Despite this economic news, the so-called “fear index” — the VIX volatility index — touched its lowest level on Wednesday since a month before the 2020 lockdown. The index suggests investors aren’t overly concerned about an earnings slump, elevated interest rates, or an imminent global recession.
Overall, US sectors were mixed. Energy was the best-performing S&P 500 sector, rising about 2.6 per cent. The SPDR S&P Oil & Gas Exploration & Production ETF (XOP) and First Trust Natural Gas ETF (FCG) added more than 3 per cent each. Communication Services was the worst-performing sector.
The SPI futures are pointing to a 0.18 per cent or 13 point fall.
The Russell 2000 index of small-cap companies rose to its highest level since the US regional banking crisis in March, before slipping 0.3 per cent. The index has risen almost 8 per cent since the end of May, outperforming the S&P 500 and the Nasdaq Composite over the same period, which have both risen 2 per cent.
Small-cap stocks are rising primarily on the back of the recovery in US regional bank stocks, which have re-entered this week the investment-grade bond market for the first time since the start of the banking crisis.

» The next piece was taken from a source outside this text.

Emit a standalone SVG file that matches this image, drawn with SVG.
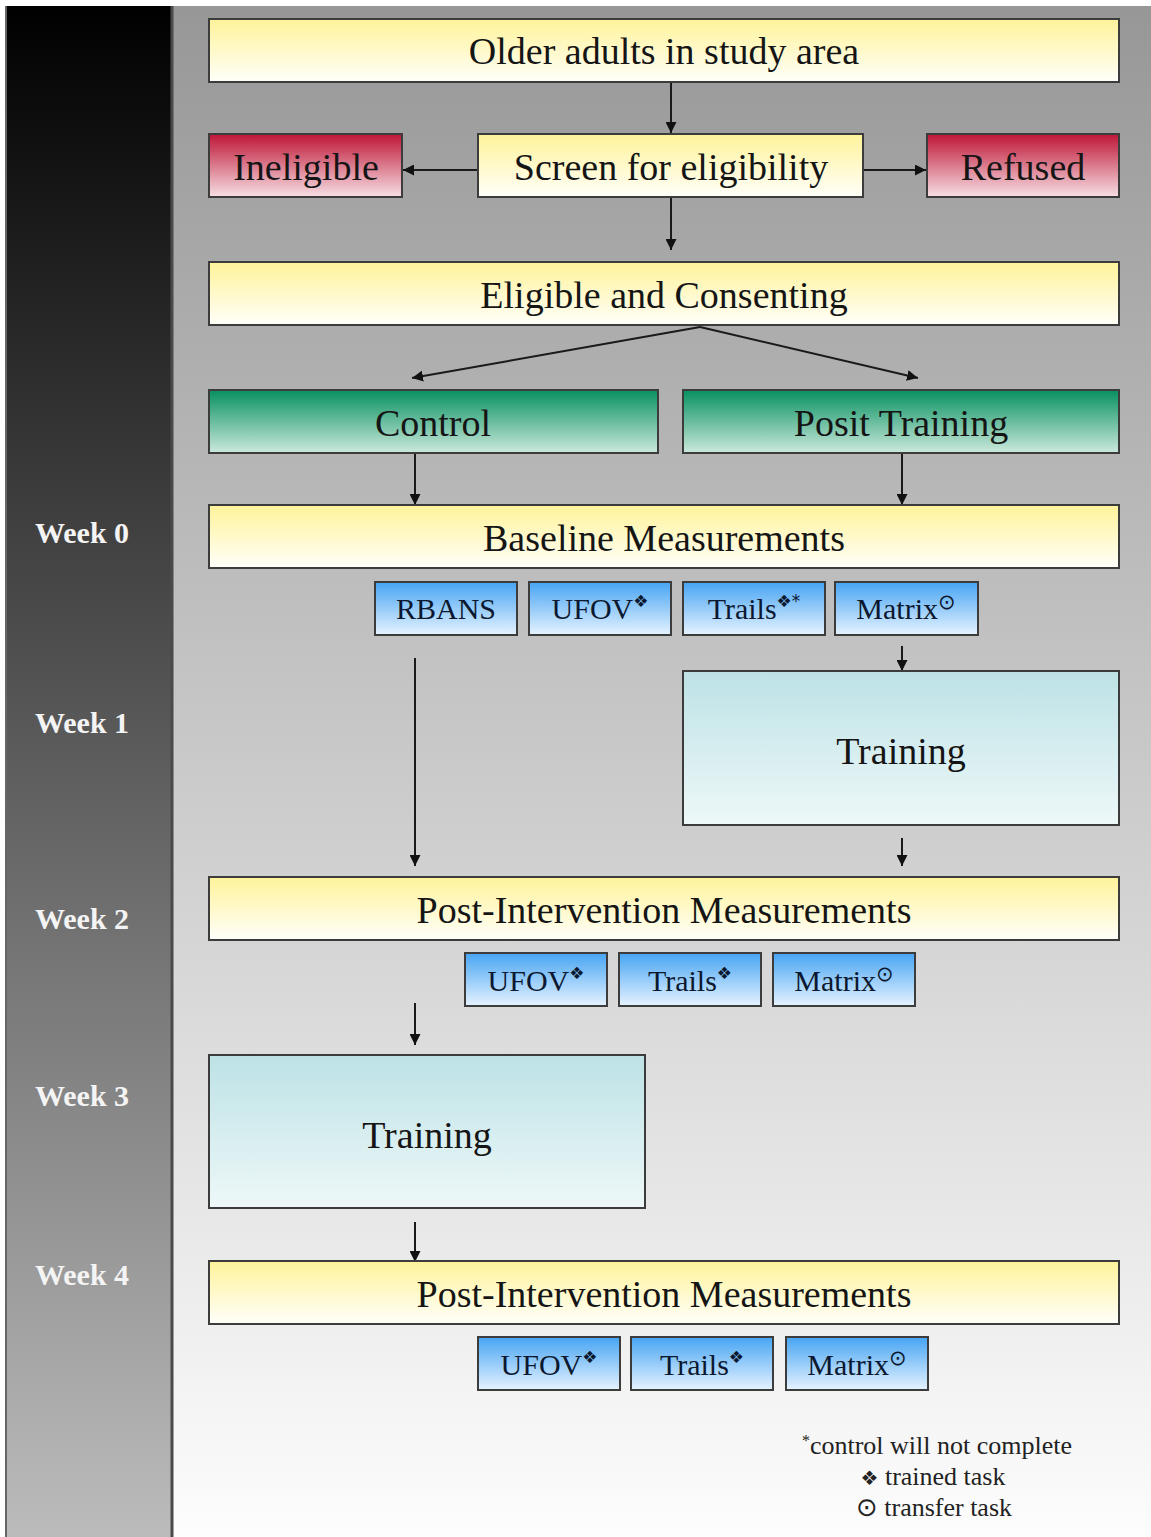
<svg xmlns="http://www.w3.org/2000/svg" width="1151" height="1537" viewBox="0 0 1151 1537">
<defs>
<linearGradient id="gLeft" x1="0" y1="0" x2="0" y2="1"><stop offset="0" stop-color="#000"/><stop offset="1" stop-color="#bcbcbc"/></linearGradient>
<linearGradient id="gRight" x1="0" y1="0" x2="0" y2="1"><stop offset="0" stop-color="#979797"/><stop offset="1" stop-color="#fdfdfd"/></linearGradient>
<linearGradient id="gY" x1="0" y1="0" x2="0" y2="1"><stop offset="0" stop-color="#fff39a"/><stop offset="1" stop-color="#fffffa"/></linearGradient>
<linearGradient id="gR" x1="0" y1="0" x2="0" y2="1"><stop offset="0" stop-color="#be1536"/><stop offset="1" stop-color="#f7dfe4"/></linearGradient>
<linearGradient id="gG" x1="0" y1="0" x2="0" y2="1"><stop offset="0" stop-color="#079160"/><stop offset="1" stop-color="#cbe9dc"/></linearGradient>
<linearGradient id="gB" x1="0" y1="0" x2="0" y2="1"><stop offset="0" stop-color="#46a4f3"/><stop offset="1" stop-color="#e6f3ff"/></linearGradient>
<linearGradient id="gT" x1="0" y1="0" x2="0" y2="1"><stop offset="0" stop-color="#bde2e6"/><stop offset="1" stop-color="#eef8f8"/></linearGradient>
<marker id="ah" viewBox="0 0 10 10" refX="10" refY="5" markerWidth="11" markerHeight="11" markerUnits="userSpaceOnUse" orient="auto"><path d="M0,0 L10,5 L0,10 z" fill="#111"/></marker>
</defs>
<style>
.box{stroke:#3c3c3c;stroke-width:2}
.t{font-family:"Liberation Serif","Times New Roman",serif;font-size:38px;fill:#151515;text-anchor:middle}
.tb{font-family:"Liberation Serif","Times New Roman",serif;font-size:30px;fill:#0c1830;text-anchor:middle}
.sup{font-family:"DejaVu Sans",sans-serif;font-size:17px}
.sc{font-family:"DejaVu Sans",sans-serif;font-size:21px}
.wk{font-family:"Liberation Serif","Times New Roman",serif;font-size:30px;font-weight:bold;fill:#f4f4f4;text-anchor:middle}
.lg{font-family:"Liberation Serif","Times New Roman",serif;font-size:26px;fill:#222;text-anchor:middle}
.c{stroke:#1a1a1a;stroke-width:2;fill:none;marker-end:url(#ah)}
</style>
<rect x="0" y="0" width="1151" height="1537" fill="#fff"/>
<rect x="5" y="6" width="168" height="1531" fill="url(#gLeft)"/>
<rect x="173" y="6" width="978" height="1531" fill="url(#gRight)"/>
<line x1="172" y1="6" x2="172" y2="1537" stroke="#4a4a4a" stroke-width="3"/>
<line x1="6" y1="6" x2="6" y2="1537" stroke="#666" stroke-width="2"/>

<g id="weeks">
<text class="wk" x="82" y="543">Week 0</text>
<text class="wk" x="82" y="733">Week 1</text>
<text class="wk" x="82" y="929">Week 2</text>
<text class="wk" x="82" y="1106">Week 3</text>
<text class="wk" x="82" y="1285">Week 4</text>
</g>

<g id="connectors">
<line class="c" x1="671" y1="83" x2="671" y2="133"/>
<line class="c" x1="478" y1="170" x2="403" y2="170"/>
<line class="c" x1="863" y1="170" x2="926" y2="170"/>
<line class="c" x1="671" y1="198" x2="671" y2="250"/>
<line class="c" x1="700" y1="327" x2="412" y2="378"/>
<line class="c" x1="700" y1="327" x2="918" y2="378"/>
<line class="c" x1="415" y1="454" x2="415" y2="505"/>
<line class="c" x1="902" y1="454" x2="902" y2="505"/>
<line class="c" x1="415" y1="658" x2="415" y2="866"/>
<line class="c" x1="902" y1="646" x2="902" y2="671"/>
<line class="c" x1="902" y1="838" x2="902" y2="866"/>
<line class="c" x1="415" y1="1003" x2="415" y2="1045"/>
<line class="c" x1="415" y1="1222" x2="415" y2="1262"/>
</g>

<g id="n-older"><rect class="box" x="209" y="19" width="910" height="63" fill="url(#gY)"/><text class="t" x="664" y="64">Older adults in study area</text></g>
<g id="n-ineligible"><rect class="box" x="209" y="134" width="193" height="63" fill="url(#gR)"/><text class="t" x="306" y="180">Ineligible</text></g>
<g id="n-screen"><rect class="box" x="478" y="134" width="385" height="63" fill="url(#gY)"/><text class="t" x="671" y="180">Screen for eligibility</text></g>
<g id="n-refused"><rect class="box" x="927" y="134" width="192" height="63" fill="url(#gR)"/><text class="t" x="1023" y="180">Refused</text></g>
<g id="n-eligible"><rect class="box" x="209" y="262" width="910" height="63" fill="url(#gY)"/><text class="t" x="664" y="308">Eligible and Consenting</text></g>
<g id="n-control"><rect class="box" x="209" y="390" width="449" height="63" fill="url(#gG)"/><text class="t" x="433" y="436">Control</text></g>
<g id="n-posit"><rect class="box" x="683" y="390" width="436" height="63" fill="url(#gG)"/><text class="t" x="901" y="436">Posit Training</text></g>
<g id="n-baseline"><rect class="box" x="209" y="505" width="910" height="63" fill="url(#gY)"/><text class="t" x="664" y="551">Baseline Measurements</text></g>

<g id="n-b-rbans"><rect class="box" x="375" y="582" width="142" height="53" fill="url(#gB)"/><text class="tb" x="446" y="619">RBANS</text></g>
<g id="n-b-ufov"><rect class="box" x="529" y="582" width="142" height="53" fill="url(#gB)"/><text class="tb" x="600" y="619">UFOV<tspan class="sup" dy="-12">❖</tspan></text></g>
<g id="n-b-trails"><rect class="box" x="683" y="582" width="142" height="53" fill="url(#gB)"/><text class="tb" x="754" y="619">Trails<tspan class="sup" dy="-12">❖*</tspan></text></g>
<g id="n-b-matrix"><rect class="box" x="835" y="582" width="143" height="53" fill="url(#gB)"/><text class="tb" x="906" y="619">Matrix<tspan class="sc" dy="-10">⊙</tspan></text></g>

<g id="n-training1"><rect class="box" x="683" y="671" width="436" height="154" fill="url(#gT)"/><text class="t" x="901" y="764">Training</text></g>

<g id="n-post1"><rect class="box" x="209" y="877" width="910" height="63" fill="url(#gY)"/><text class="t" x="664" y="923">Post-Intervention Measurements</text></g>
<g id="n-p1-ufov"><rect class="box" x="465" y="953" width="142" height="53" fill="url(#gB)"/><text class="tb" x="536" y="991">UFOV<tspan class="sup" dy="-12">❖</tspan></text></g>
<g id="n-p1-trails"><rect class="box" x="619" y="953" width="142" height="53" fill="url(#gB)"/><text class="tb" x="690" y="991">Trails<tspan class="sup" dy="-12">❖</tspan></text></g>
<g id="n-p1-matrix"><rect class="box" x="773" y="953" width="142" height="53" fill="url(#gB)"/><text class="tb" x="844" y="991">Matrix<tspan class="sc" dy="-10">⊙</tspan></text></g>

<g id="n-training2"><rect class="box" x="209" y="1055" width="436" height="153" fill="url(#gT)"/><text class="t" x="427" y="1148">Training</text></g>

<g id="n-post2"><rect class="box" x="209" y="1261" width="910" height="63" fill="url(#gY)"/><text class="t" x="664" y="1307">Post-Intervention Measurements</text></g>
<g id="n-p2-ufov"><rect class="box" x="478" y="1337" width="142" height="53" fill="url(#gB)"/><text class="tb" x="549" y="1375">UFOV<tspan class="sup" dy="-12">❖</tspan></text></g>
<g id="n-p2-trails"><rect class="box" x="631" y="1337" width="142" height="53" fill="url(#gB)"/><text class="tb" x="702" y="1375">Trails<tspan class="sup" dy="-12">❖</tspan></text></g>
<g id="n-p2-matrix"><rect class="box" x="786" y="1337" width="142" height="53" fill="url(#gB)"/><text class="tb" x="857" y="1375">Matrix<tspan class="sc" dy="-10">⊙</tspan></text></g>

<g id="legend">
<text class="lg" x="937" y="1454"><tspan font-size="16" dy="-8">*</tspan><tspan dy="8">control will not complete</tspan></text>
<text class="lg" x="933" y="1485"><tspan font-family="DejaVu Sans" font-size="20">❖</tspan> trained task</text>
<text class="lg" x="934" y="1516"><tspan font-family="DejaVu Sans" font-size="26">⊙</tspan> transfer task</text>
</g>
</svg>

Regional banks saw their share gains continue as the SPDR S&P Regional Banking ETF (KRE) rose more than 3 per cent. Shares of PacWest Bancorp jumped 14.4 per cent, while Zions Bancorporation added 4.5 per cent.
Electronics retail company and well-known meme stock GameStop has seen its share price tumble by more than 20 per cent in extended trading after the company fired its CEO Matthew Furlong and appointed its board chairman Ryan Cohen as executive chairman effective immediately.
The company didn’t provide a reason for the firing but believe that Cohen will optimise their core business, unlocking long-term value creation for shareholders.
One Australian dollar at 7:20 AM was buying 66.55 US cents.
Iron ore futures are pointing to a 2.33 per cent gain.
Gold has lost 1.2 per cent. Silver has lost 0.6 per cent. Copper has lost 0.3 and oil has gained 1.1 per cent.
Figures around the globe
Across the Atlantic, European markets closed lower. London’s FTSE fell 0.05 per cent, Frankfurt fell 0.2 per cent while Paris closed 0.09 per cent lower.
In Asian markets, Tokyo’s Nikkei gained 0.90 per cent, Hong Kong’s Hang Seng fell 0.05 per cent while China’s Shanghai Composite closed 1.15 per cent lower.
Yesterday, the Australian sharemarket closed 0.16 per cent or 11.65 points lower at 7117.99.